A peek inside

Censoring an Iranian Love Story
by Shahriar Mandanipour
translated from Farsi by Sara Khalili

This is a complicated book to explain, and indeed to read and form a reaction to. But it’s also an illuminating look into a world we in the West don’t get to see in detail: modern-day Iran.

Mandanipour tells the story of an author (called Mandanipour, in a postmodern manner) who is trying to write a simple love story for publication in Iran. The problem is that censorship is so strict in Iran that he keeps having to delete or change sentences or whole scenes, compromising his art. So in this novel we get both his love story and his thought process about it inbetween, including his flashbacks to previous encounters with the chief censor, Mr Petrovich, and imagined future ones.

There are many complications to writing a love story in Iran, not least of which is how your characters can possibly meet. Unmarried men and women should never be alone with or speak to members of the opposite sex outside of their family. This is controlled both in reality – by a combination of genuine religious belief and militia – and in the arts, by censorship.

It’s a very eye-opening, important story to tell but the problem is that by using this two-layer technique, by explaining where the ideas for the characters come from and rewriting scenes as you try to follow them, it’s hard to get involved in the love story.
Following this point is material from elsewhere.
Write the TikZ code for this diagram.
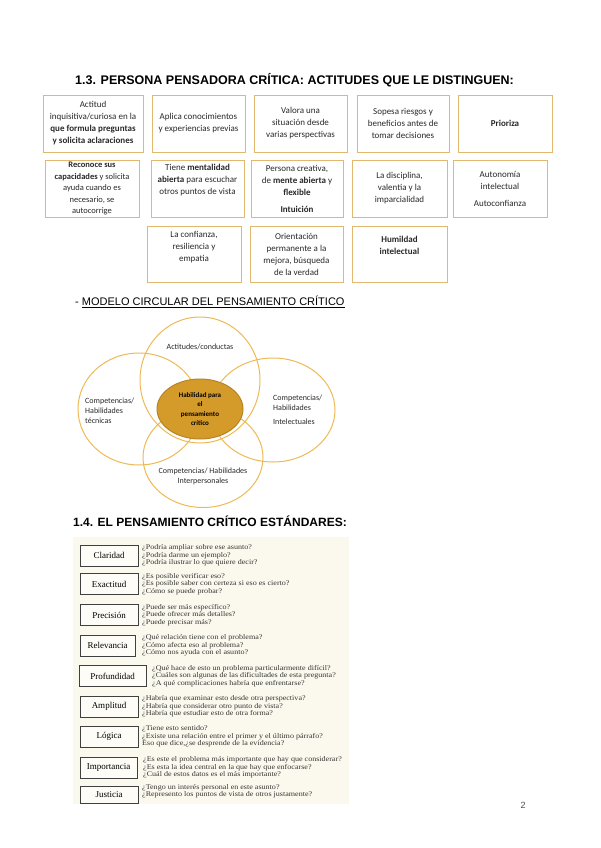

But you also don’t really get to know the author as a character, so you are left at a distance from it all. This doesn’t stop it being readable and enjoyable even, but it did prevent it from being absorbing.

The love story is that of Sara and Dara (named after characters in now-banned learning-to-read books well known in Iran), a young pair whose love story begins with books, in particular banned or heavily censored books. The author explains how the books are either edited by hand with a black marker pen or printed with ellipses all over the place and how this leads the ellipsis to have an almost magical, often erotic, quality. He also explains the various methods Iranian authors use to evade censorship, including heavy use of allusion and metaphor, which he feels makes a story harder to read and less true to its art.

Dara is knowledgeable about great works of literature and film, and both he and the author reference both heavily, almost as though they are secret code, which I suppose for them they are. Dara has a “political past” which means that he can never earn a great deal or risk stepping out of line. Sara is young and nervous about breaking rules or letting down her family, though she does have a passionate nature that can get her into trouble.

What makes this book occasionally hard to follow is that Mandanipour blurs the line between the two stories, so that sometimes Sara or Dara speaks directly to the author, or an anecdote the author tells about his life merges into their story. But even without this, the story isn’t straightforward. There is some toying with magical realism and the fantastical, there is a recurring character who is a street pedlar selling spells and love potions, and there’s a dead dwarf who keeps popping up.

However, it isn’t a struggle to read because what shines through all the complexity of plot is a love of language and a playful humour. For all his frustration, the author loves his country and its rich history and references many Persian poets that I had never heard of. He introduces characters and stories from Persian literature, sometimes veering off again and again from his original point so that it is a jolt to come back to Sara and Dara.

Though he has been writing for decades, this was Mandanipour’s first full-length work to be translated into English. I would be interested to read more (and will look out for the short stories his bio implies are out there somewhere in translation).

First published in Great Britain in 2009 by Little, Brown.
Paperback published in 2011 by Abacus.